Omit pictures and quote the listing below line by line, from its start through the line that holds "import plotly.graph_objects as go".

· · · · ·

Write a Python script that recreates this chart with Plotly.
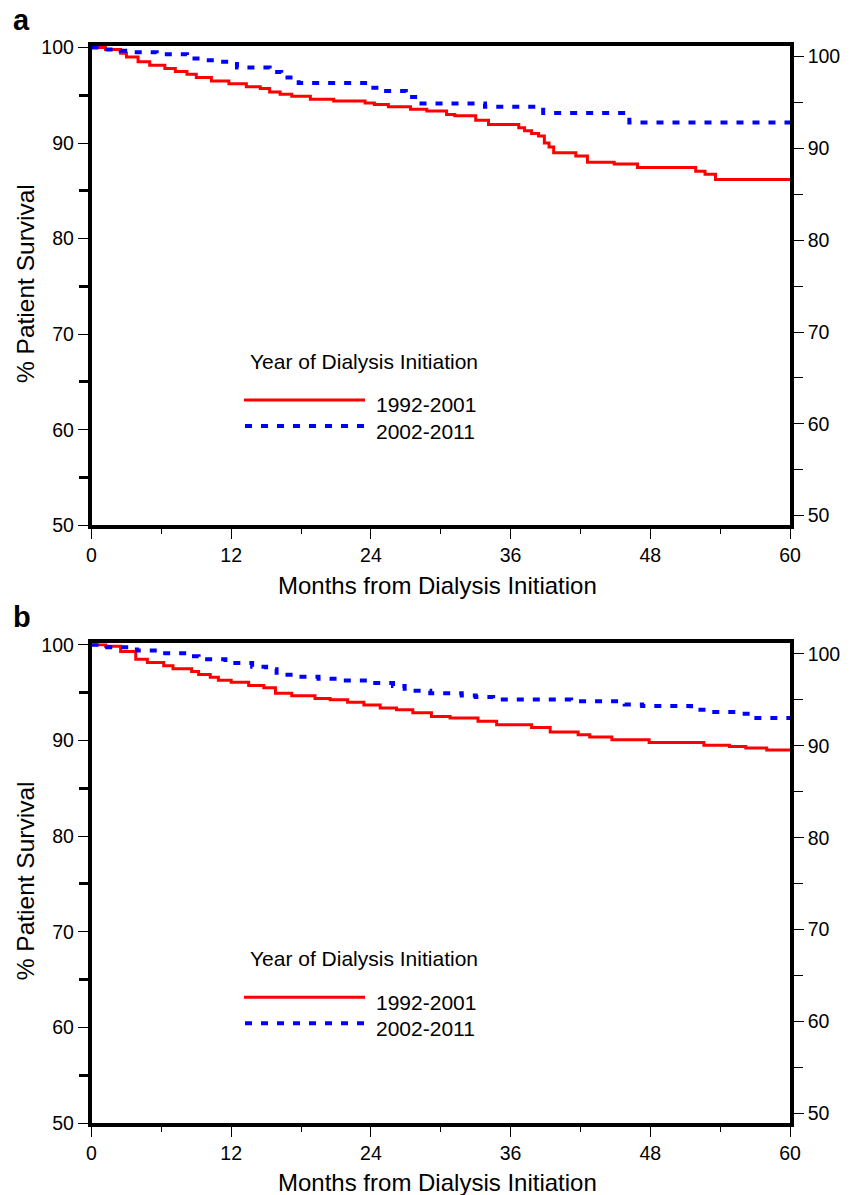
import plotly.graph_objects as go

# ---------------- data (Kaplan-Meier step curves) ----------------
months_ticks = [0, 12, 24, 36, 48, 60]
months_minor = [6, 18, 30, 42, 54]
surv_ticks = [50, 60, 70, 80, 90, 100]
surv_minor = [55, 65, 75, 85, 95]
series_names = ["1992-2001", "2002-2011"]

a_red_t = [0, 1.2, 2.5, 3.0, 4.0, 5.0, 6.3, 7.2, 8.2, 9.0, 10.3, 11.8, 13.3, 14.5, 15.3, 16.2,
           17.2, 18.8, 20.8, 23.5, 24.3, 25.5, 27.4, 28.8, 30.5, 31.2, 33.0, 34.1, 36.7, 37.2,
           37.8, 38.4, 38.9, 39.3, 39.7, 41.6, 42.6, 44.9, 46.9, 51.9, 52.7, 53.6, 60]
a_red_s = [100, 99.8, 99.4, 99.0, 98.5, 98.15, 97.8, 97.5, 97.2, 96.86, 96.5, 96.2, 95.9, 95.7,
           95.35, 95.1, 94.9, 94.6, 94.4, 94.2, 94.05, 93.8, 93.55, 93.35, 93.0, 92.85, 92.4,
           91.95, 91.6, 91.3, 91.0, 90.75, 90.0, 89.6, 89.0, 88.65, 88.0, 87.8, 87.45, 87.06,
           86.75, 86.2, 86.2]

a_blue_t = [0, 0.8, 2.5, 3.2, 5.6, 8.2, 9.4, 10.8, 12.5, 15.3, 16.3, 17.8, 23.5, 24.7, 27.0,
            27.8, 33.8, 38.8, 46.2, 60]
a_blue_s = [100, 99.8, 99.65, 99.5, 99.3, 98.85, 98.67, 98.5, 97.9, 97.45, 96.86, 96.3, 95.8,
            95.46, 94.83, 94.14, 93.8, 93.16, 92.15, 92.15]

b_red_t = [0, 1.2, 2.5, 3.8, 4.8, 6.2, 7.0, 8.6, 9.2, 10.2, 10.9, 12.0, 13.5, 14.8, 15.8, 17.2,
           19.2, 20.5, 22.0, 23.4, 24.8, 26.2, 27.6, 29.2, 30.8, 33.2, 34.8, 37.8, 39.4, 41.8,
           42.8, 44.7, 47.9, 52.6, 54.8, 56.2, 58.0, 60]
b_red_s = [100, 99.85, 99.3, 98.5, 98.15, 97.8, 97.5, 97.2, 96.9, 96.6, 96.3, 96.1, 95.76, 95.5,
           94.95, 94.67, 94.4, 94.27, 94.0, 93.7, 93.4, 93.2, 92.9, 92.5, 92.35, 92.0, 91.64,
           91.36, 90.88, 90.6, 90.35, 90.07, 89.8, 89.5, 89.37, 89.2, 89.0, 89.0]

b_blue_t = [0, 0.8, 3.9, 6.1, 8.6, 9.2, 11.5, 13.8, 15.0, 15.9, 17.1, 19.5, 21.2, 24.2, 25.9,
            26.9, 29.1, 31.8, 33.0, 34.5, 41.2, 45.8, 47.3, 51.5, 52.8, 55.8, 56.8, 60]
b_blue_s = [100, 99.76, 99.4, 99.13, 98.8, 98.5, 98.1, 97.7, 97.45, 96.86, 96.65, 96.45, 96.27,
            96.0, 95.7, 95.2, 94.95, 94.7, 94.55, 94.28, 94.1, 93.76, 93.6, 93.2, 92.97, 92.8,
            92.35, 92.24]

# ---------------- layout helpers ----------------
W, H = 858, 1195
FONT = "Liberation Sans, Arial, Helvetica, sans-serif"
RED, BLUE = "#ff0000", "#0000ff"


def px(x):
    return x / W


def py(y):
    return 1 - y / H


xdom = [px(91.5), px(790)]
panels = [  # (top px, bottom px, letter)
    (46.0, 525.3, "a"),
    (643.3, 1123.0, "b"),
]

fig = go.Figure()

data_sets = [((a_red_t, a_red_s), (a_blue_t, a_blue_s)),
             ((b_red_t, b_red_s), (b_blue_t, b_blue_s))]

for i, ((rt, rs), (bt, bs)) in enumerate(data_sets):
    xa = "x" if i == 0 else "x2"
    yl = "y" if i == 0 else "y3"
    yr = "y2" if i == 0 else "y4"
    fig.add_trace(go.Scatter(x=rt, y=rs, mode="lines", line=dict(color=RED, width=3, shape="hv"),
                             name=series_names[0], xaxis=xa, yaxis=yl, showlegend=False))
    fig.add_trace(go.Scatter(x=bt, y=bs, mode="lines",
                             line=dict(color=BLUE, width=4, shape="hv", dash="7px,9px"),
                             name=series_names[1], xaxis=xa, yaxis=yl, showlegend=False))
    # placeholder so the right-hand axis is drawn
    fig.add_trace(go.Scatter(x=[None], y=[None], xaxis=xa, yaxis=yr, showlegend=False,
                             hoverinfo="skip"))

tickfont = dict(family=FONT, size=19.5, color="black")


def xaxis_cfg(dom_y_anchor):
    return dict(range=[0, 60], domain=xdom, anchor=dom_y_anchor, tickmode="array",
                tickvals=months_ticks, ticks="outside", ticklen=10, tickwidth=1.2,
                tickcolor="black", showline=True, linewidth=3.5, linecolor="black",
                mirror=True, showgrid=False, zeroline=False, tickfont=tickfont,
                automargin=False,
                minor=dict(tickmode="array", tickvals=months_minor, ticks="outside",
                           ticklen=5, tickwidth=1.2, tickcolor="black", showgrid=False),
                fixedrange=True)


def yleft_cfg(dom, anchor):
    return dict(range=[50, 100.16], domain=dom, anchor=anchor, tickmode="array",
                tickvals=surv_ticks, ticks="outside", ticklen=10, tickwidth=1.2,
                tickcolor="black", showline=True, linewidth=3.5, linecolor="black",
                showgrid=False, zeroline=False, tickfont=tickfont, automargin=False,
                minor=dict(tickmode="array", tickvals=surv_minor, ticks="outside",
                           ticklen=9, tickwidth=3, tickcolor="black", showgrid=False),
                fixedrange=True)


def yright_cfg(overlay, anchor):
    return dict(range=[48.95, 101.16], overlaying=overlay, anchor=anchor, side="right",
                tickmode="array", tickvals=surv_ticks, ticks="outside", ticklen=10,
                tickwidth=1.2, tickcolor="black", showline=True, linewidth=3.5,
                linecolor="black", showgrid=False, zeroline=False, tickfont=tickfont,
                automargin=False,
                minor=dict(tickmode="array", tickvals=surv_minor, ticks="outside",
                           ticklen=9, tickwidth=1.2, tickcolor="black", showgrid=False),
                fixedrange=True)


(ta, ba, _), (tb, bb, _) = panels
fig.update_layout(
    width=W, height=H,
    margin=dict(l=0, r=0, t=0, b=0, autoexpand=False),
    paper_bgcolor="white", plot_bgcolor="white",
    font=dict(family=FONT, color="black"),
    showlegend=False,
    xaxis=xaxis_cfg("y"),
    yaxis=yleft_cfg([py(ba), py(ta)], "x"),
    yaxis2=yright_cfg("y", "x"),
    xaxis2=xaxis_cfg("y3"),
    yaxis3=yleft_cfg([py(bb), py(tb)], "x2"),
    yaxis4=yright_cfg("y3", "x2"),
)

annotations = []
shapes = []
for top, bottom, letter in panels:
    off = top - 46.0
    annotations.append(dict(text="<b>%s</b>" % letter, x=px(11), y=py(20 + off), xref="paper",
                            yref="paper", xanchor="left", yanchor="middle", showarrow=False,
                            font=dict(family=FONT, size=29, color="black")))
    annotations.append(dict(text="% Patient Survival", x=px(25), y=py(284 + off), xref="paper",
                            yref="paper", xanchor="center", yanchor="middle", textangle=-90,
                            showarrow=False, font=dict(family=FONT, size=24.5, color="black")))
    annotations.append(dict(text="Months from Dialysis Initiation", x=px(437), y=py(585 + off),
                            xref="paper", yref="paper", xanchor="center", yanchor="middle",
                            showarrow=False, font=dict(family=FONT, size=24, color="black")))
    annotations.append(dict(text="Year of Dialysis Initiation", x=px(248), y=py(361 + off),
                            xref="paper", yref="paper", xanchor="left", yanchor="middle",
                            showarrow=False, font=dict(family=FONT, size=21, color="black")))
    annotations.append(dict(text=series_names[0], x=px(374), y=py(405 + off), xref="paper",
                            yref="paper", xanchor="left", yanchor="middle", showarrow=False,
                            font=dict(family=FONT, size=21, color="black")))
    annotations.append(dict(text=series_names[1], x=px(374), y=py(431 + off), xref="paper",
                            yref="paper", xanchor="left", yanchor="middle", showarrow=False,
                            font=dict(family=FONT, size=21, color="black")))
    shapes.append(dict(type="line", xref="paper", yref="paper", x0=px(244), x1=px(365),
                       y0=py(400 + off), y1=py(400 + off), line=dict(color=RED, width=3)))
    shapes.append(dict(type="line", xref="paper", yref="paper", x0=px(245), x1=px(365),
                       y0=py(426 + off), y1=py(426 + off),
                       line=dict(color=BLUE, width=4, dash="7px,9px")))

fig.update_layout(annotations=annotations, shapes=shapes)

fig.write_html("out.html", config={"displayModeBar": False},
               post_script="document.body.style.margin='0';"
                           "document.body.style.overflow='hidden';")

· · · · ·

■ Expected output ■
Write a Python script that recreates this chart with Plotly.
import plotly.graph_objects as go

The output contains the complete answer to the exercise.